▶ What is being asked: Copy the data that follows exactly. Include no pictures.

▶ Information provided:

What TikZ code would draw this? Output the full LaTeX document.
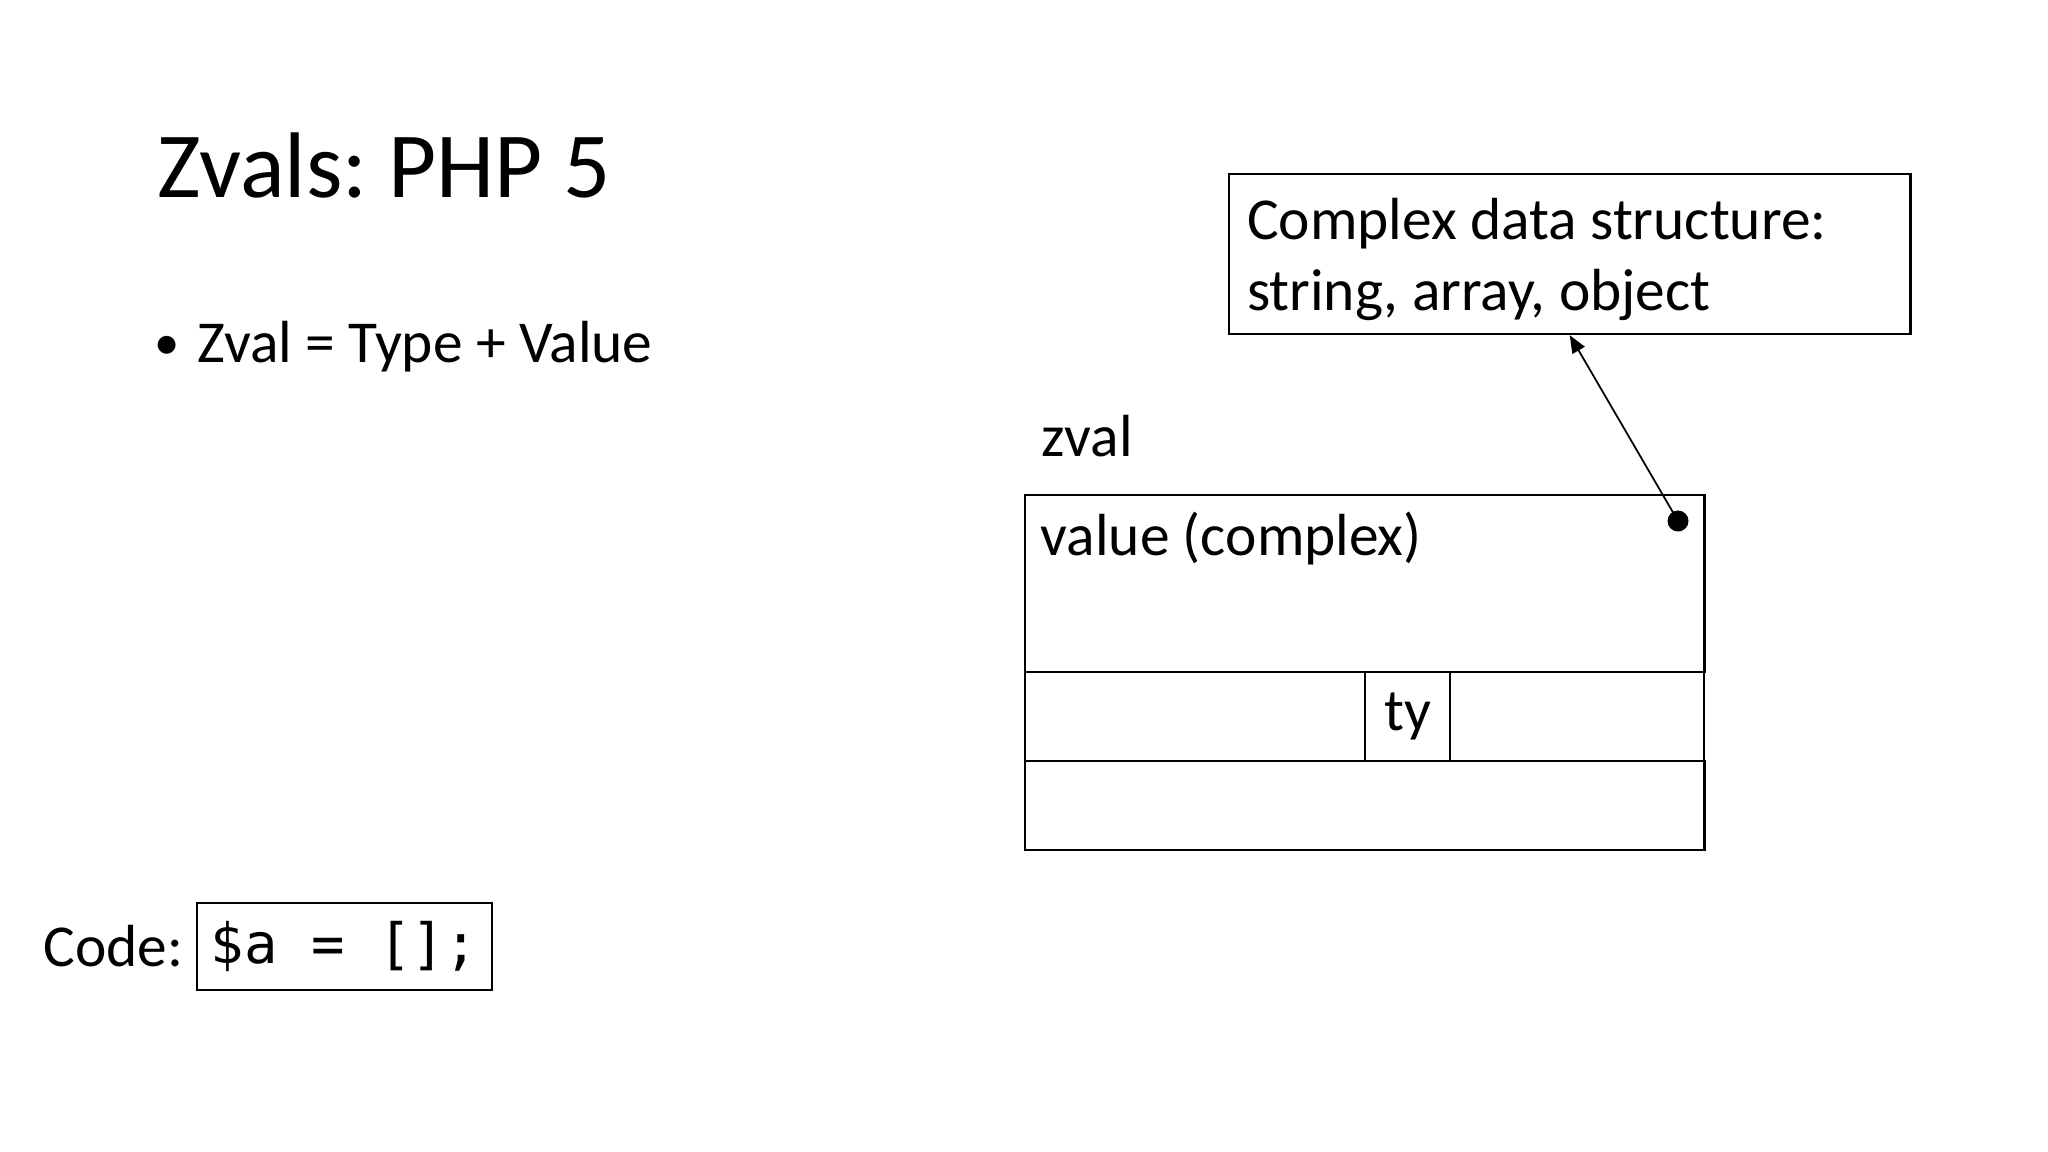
\documentclass[tikz,border=0pt]{standalone}
\usepackage{fontspec}
\setmainfont{Carlito}
\newfontfamily\codefont{DejaVu Sans Mono}
\usetikzlibrary{arrows.meta}

\begin{document}
\frenchspacing
\begin{tikzpicture}[x=0.01cm,y=-0.01cm,font=\fontsize{16.9}{20.2}\selectfont]
    \tikzstyle{txt}=[anchor=base west,inner sep=0pt]
    \tikzstyle{cell}=[rectangle,draw=black,line width=0.6pt,anchor=north west,inner sep=0pt]
    \useasboundingbox (0,0) rectangle (2048,1152);

    % heading and bullet
    \node[txt,font=\fontsize{26.5}{32}\selectfont] (title) at (157,198) {Zvals: PHP 5};
    \node[anchor=base,inner sep=0pt,font=\fontsize{14.4}{16}\selectfont] (bullet) at (167,360) {•};
    \node[txt] (point) at (197,363) {Zval = Type + Value};

    % target of the pointer
    \node[cell,minimum width=6.81cm,minimum height=1.60cm,text width=6.45cm,
          inner xsep=0.17cm,align=flush left] (cds) at (1228,173)
          {\rule{0pt}{15pt}Complex data structure:\\string, array, object};

    % the zval itself
    \node[txt] (zlabel) at (1041,457) {zval};
    \node[cell,minimum width=6.79cm,minimum height=1.77cm] (value) at (1024,494) {};
    \node[txt] (valtext) at (1040,556) {value (complex)};
    \node[cell,minimum width=3.40cm,minimum height=0.89cm] (left) at (1024,671) {};
    \node[cell,minimum width=0.85cm,minimum height=0.89cm] (ty) at (1364,671) {ty\hspace{6.5pt}};
    \node[cell,minimum width=2.54cm,minimum height=0.89cm] (right) at (1449,671) {};
    \node[cell,minimum width=6.79cm,minimum height=0.89cm] (refc) at (1024,760) {};

    \node[circle,fill=black,minimum size=0.21cm,inner sep=0pt] (ptr) at (1678,521) {};
    \draw[-{Triangle[length=5pt,width=4pt]},line width=0.5pt] (ptr.center) -- (cds.south);

    % code
    \node[txt] (codelabel) at (43,966) {Code:};
    \node[cell,minimum width=2.95cm,minimum height=0.87cm,
          font=\codefont\fontsize{15.8}{19}\selectfont] (code) at (196,902) {\$a = [];\hspace{2pt}};
\end{tikzpicture}
\end{document}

▶ Exercise answer:
What TikZ code would draw this? Output the full LaTeX document.
\documentclass[tikz,border=0pt]{standalone}
\usepackage{fontspec}
\setmainfont{Carlito}
\newfontfamily\codefont{DejaVu Sans Mono}
\usetikzlibrary{arrows.meta}

\begin{document}
\frenchspacing
\begin{tikzpicture}[x=0.01cm,y=-0.01cm,font=\fontsize{16.9}{20.2}\selectfont]
    \tikzstyle{txt}=[anchor=base west,inner sep=0pt]
    \tikzstyle{cell}=[rectangle,draw=black,line width=0.6pt,anchor=north west,inner sep=0pt]
    \useasboundingbox (0,0) rectangle (2048,1152);

    % heading and bullet
    \node[txt,font=\fontsize{26.5}{32}\selectfont] (title) at (157,198) {Zvals: PHP 5};
    \node[anchor=base,inner sep=0pt,font=\fontsize{14.4}{16}\selectfont] (bullet) at (167,360) {•};
    \node[txt] (point) at (197,363) {Zval = Type + Value};

    % target of the pointer
    \node[cell,minimum width=6.81cm,minimum height=1.60cm,text width=6.45cm,
          inner xsep=0.17cm,align=flush left] (cds) at (1228,173)
          {\rule{0pt}{15pt}Complex data structure:\\string, array, object};

    % the zval itself
    \node[txt] (zlabel) at (1041,457) {zval};
    \node[cell,minimum width=6.79cm,minimum height=1.77cm] (value) at (1024,494) {};
    \node[txt] (valtext) at (1040,556) {value (complex)};
    \node[cell,minimum width=3.40cm,minimum height=0.89cm] (left) at (1024,671) {};
    \node[cell,minimum width=0.85cm,minimum height=0.89cm] (ty) at (1364,671) {ty\hspace{6.5pt}};
    \node[cell,minimum width=2.54cm,minimum height=0.89cm] (right) at (1449,671) {};
    \node[cell,minimum width=6.79cm,minimum height=0.89cm] (refc) at (1024,760) {};

    \node[circle,fill=black,minimum size=0.21cm,inner sep=0pt] (ptr) at (1678,521) {};
    \draw[-{Triangle[length=5pt,width=4pt]},line width=0.5pt] (ptr.center) -- (cds.south);

    % code
    \node[txt] (codelabel) at (43,966) {Code:};
    \node[cell,minimum width=2.95cm,minimum height=0.87cm,
          font=\codefont\fontsize{15.8}{19}\selectfont] (code) at (196,902) {\$a = [];\hspace{2pt}};
\end{tikzpicture}
\end{document}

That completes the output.